* Records for this task:
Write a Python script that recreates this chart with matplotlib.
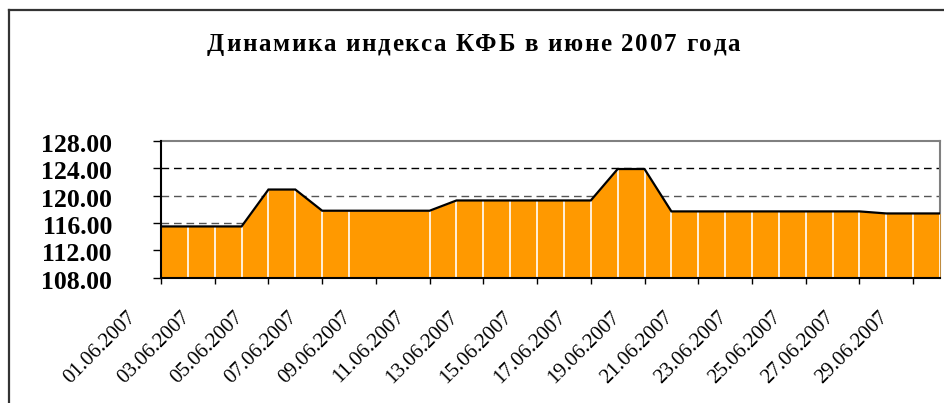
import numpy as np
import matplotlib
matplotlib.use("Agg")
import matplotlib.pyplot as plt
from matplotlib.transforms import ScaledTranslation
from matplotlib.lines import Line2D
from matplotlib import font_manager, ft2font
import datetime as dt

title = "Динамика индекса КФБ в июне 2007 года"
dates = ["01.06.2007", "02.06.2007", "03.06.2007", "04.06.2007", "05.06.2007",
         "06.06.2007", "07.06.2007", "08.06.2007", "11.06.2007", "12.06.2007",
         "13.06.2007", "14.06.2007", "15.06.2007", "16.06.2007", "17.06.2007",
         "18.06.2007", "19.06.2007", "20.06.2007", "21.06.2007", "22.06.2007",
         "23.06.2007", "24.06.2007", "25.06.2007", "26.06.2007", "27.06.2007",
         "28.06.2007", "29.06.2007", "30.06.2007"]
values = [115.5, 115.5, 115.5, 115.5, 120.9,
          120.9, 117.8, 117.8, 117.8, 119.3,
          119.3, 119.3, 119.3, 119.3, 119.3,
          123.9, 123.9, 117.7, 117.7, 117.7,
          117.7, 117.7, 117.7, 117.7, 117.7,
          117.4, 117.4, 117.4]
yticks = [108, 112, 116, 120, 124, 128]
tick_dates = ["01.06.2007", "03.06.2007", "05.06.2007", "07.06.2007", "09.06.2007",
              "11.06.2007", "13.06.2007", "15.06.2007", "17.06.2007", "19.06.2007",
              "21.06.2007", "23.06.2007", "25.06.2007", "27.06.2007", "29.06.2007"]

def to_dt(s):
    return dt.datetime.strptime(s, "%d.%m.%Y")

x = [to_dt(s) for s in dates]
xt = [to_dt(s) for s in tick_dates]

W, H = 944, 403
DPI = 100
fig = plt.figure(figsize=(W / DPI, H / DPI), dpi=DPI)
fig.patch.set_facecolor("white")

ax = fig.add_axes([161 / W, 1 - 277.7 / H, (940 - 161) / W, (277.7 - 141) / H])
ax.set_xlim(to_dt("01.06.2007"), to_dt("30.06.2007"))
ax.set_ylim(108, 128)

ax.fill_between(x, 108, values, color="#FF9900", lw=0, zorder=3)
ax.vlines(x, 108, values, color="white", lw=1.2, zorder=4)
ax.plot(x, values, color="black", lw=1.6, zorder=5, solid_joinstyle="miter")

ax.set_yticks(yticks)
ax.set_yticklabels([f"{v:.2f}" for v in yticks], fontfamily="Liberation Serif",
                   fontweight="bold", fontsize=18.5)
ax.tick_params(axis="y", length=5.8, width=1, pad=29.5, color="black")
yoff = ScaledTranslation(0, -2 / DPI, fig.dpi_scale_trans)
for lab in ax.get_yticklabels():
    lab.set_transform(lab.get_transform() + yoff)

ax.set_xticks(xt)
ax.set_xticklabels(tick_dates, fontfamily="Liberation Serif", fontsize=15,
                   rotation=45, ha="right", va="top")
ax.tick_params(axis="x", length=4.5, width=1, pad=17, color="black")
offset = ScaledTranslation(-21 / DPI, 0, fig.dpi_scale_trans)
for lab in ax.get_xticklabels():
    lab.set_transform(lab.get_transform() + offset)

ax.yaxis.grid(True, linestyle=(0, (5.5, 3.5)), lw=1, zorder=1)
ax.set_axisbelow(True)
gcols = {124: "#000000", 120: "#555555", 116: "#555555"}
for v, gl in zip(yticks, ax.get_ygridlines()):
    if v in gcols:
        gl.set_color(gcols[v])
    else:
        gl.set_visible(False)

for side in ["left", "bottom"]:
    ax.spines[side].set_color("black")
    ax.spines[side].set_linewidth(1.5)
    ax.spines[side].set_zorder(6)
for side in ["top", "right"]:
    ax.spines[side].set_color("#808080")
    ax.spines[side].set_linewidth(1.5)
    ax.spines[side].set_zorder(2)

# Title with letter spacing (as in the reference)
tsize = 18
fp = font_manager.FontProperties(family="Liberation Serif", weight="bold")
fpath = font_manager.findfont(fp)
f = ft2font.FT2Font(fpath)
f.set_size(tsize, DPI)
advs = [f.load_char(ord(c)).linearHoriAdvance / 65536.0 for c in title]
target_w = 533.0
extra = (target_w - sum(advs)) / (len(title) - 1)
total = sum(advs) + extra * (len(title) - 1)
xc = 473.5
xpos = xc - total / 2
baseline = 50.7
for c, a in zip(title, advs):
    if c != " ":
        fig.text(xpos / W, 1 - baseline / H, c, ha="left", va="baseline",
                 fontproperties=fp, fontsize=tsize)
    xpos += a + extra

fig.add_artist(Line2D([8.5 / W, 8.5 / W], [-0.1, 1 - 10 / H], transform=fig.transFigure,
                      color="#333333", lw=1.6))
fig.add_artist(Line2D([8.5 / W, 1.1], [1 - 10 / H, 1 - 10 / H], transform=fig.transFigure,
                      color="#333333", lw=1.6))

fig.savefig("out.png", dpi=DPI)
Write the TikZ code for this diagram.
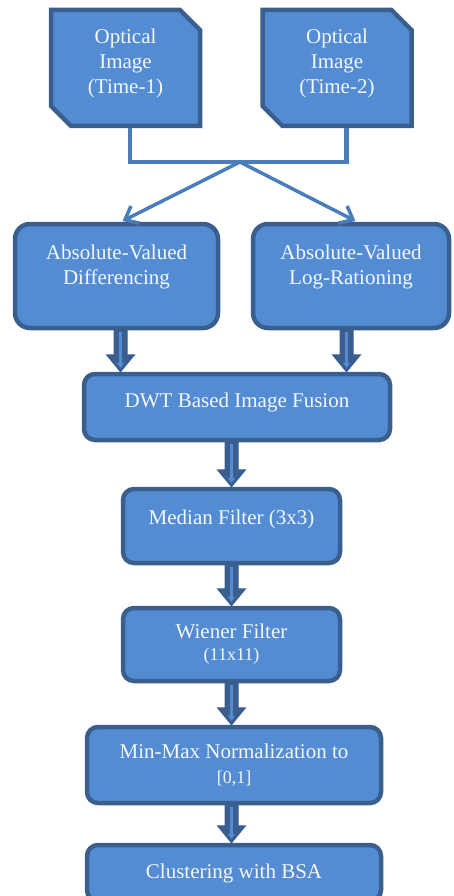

* Short exercise:
Retype the whole listing exactly and leave the pictures out.

* Solution for this task:
Write a Python script that recreates this chart with matplotlib.
import numpy as np
import matplotlib
matplotlib.use("Agg")
import matplotlib.pyplot as plt
from matplotlib.transforms import ScaledTranslation
from matplotlib.lines import Line2D
from matplotlib import font_manager, ft2font
import datetime as dt

title = "Динамика индекса КФБ в июне 2007 года"
dates = ["01.06.2007", "02.06.2007", "03.06.2007", "04.06.2007", "05.06.2007",
         "06.06.2007", "07.06.2007", "08.06.2007", "11.06.2007", "12.06.2007",
         "13.06.2007", "14.06.2007", "15.06.2007", "16.06.2007", "17.06.2007",
         "18.06.2007", "19.06.2007", "20.06.2007", "21.06.2007", "22.06.2007",
         "23.06.2007", "24.06.2007", "25.06.2007", "26.06.2007", "27.06.2007",
         "28.06.2007", "29.06.2007", "30.06.2007"]
values = [115.5, 115.5, 115.5, 115.5, 120.9,
          120.9, 117.8, 117.8, 117.8, 119.3,
          119.3, 119.3, 119.3, 119.3, 119.3,
          123.9, 123.9, 117.7, 117.7, 117.7,
          117.7, 117.7, 117.7, 117.7, 117.7,
          117.4, 117.4, 117.4]
yticks = [108, 112, 116, 120, 124, 128]
tick_dates = ["01.06.2007", "03.06.2007", "05.06.2007", "07.06.2007", "09.06.2007",
              "11.06.2007", "13.06.2007", "15.06.2007", "17.06.2007", "19.06.2007",
              "21.06.2007", "23.06.2007", "25.06.2007", "27.06.2007", "29.06.2007"]

def to_dt(s):
    return dt.datetime.strptime(s, "%d.%m.%Y")

x = [to_dt(s) for s in dates]
xt = [to_dt(s) for s in tick_dates]

W, H = 944, 403
DPI = 100
fig = plt.figure(figsize=(W / DPI, H / DPI), dpi=DPI)
fig.patch.set_facecolor("white")

ax = fig.add_axes([161 / W, 1 - 277.7 / H, (940 - 161) / W, (277.7 - 141) / H])
ax.set_xlim(to_dt("01.06.2007"), to_dt("30.06.2007"))
ax.set_ylim(108, 128)

ax.fill_between(x, 108, values, color="#FF9900", lw=0, zorder=3)
ax.vlines(x, 108, values, color="white", lw=1.2, zorder=4)
ax.plot(x, values, color="black", lw=1.6, zorder=5, solid_joinstyle="miter")

ax.set_yticks(yticks)
ax.set_yticklabels([f"{v:.2f}" for v in yticks], fontfamily="Liberation Serif",
                   fontweight="bold", fontsize=18.5)
ax.tick_params(axis="y", length=5.8, width=1, pad=29.5, color="black")
yoff = ScaledTranslation(0, -2 / DPI, fig.dpi_scale_trans)
for lab in ax.get_yticklabels():
    lab.set_transform(lab.get_transform() + yoff)

ax.set_xticks(xt)
ax.set_xticklabels(tick_dates, fontfamily="Liberation Serif", fontsize=15,
                   rotation=45, ha="right", va="top")
ax.tick_params(axis="x", length=4.5, width=1, pad=17, color="black")
offset = ScaledTranslation(-21 / DPI, 0, fig.dpi_scale_trans)
for lab in ax.get_xticklabels():
    lab.set_transform(lab.get_transform() + offset)

ax.yaxis.grid(True, linestyle=(0, (5.5, 3.5)), lw=1, zorder=1)
ax.set_axisbelow(True)
gcols = {124: "#000000", 120: "#555555", 116: "#555555"}
for v, gl in zip(yticks, ax.get_ygridlines()):
    if v in gcols:
        gl.set_color(gcols[v])
    else:
        gl.set_visible(False)

for side in ["left", "bottom"]:
    ax.spines[side].set_color("black")
    ax.spines[side].set_linewidth(1.5)
    ax.spines[side].set_zorder(6)
for side in ["top", "right"]:
    ax.spines[side].set_color("#808080")
    ax.spines[side].set_linewidth(1.5)
    ax.spines[side].set_zorder(2)

# Title with letter spacing (as in the reference)
tsize = 18
fp = font_manager.FontProperties(family="Liberation Serif", weight="bold")
fpath = font_manager.findfont(fp)
f = ft2font.FT2Font(fpath)
f.set_size(tsize, DPI)
advs = [f.load_char(ord(c)).linearHoriAdvance / 65536.0 for c in title]
target_w = 533.0
extra = (target_w - sum(advs)) / (len(title) - 1)
total = sum(advs) + extra * (len(title) - 1)
xc = 473.5
xpos = xc - total / 2
baseline = 50.7
for c, a in zip(title, advs):
    if c != " ":
        fig.text(xpos / W, 1 - baseline / H, c, ha="left", va="baseline",
                 fontproperties=fp, fontsize=tsize)
    xpos += a + extra

fig.add_artist(Line2D([8.5 / W, 8.5 / W], [-0.1, 1 - 10 / H], transform=fig.transFigure,
                      color="#333333", lw=1.6))
fig.add_artist(Line2D([8.5 / W, 1.1], [1 - 10 / H, 1 - 10 / H], transform=fig.transFigure,
                      color="#333333", lw=1.6))

fig.savefig("out.png", dpi=DPI)
Write the TikZ code for this diagram.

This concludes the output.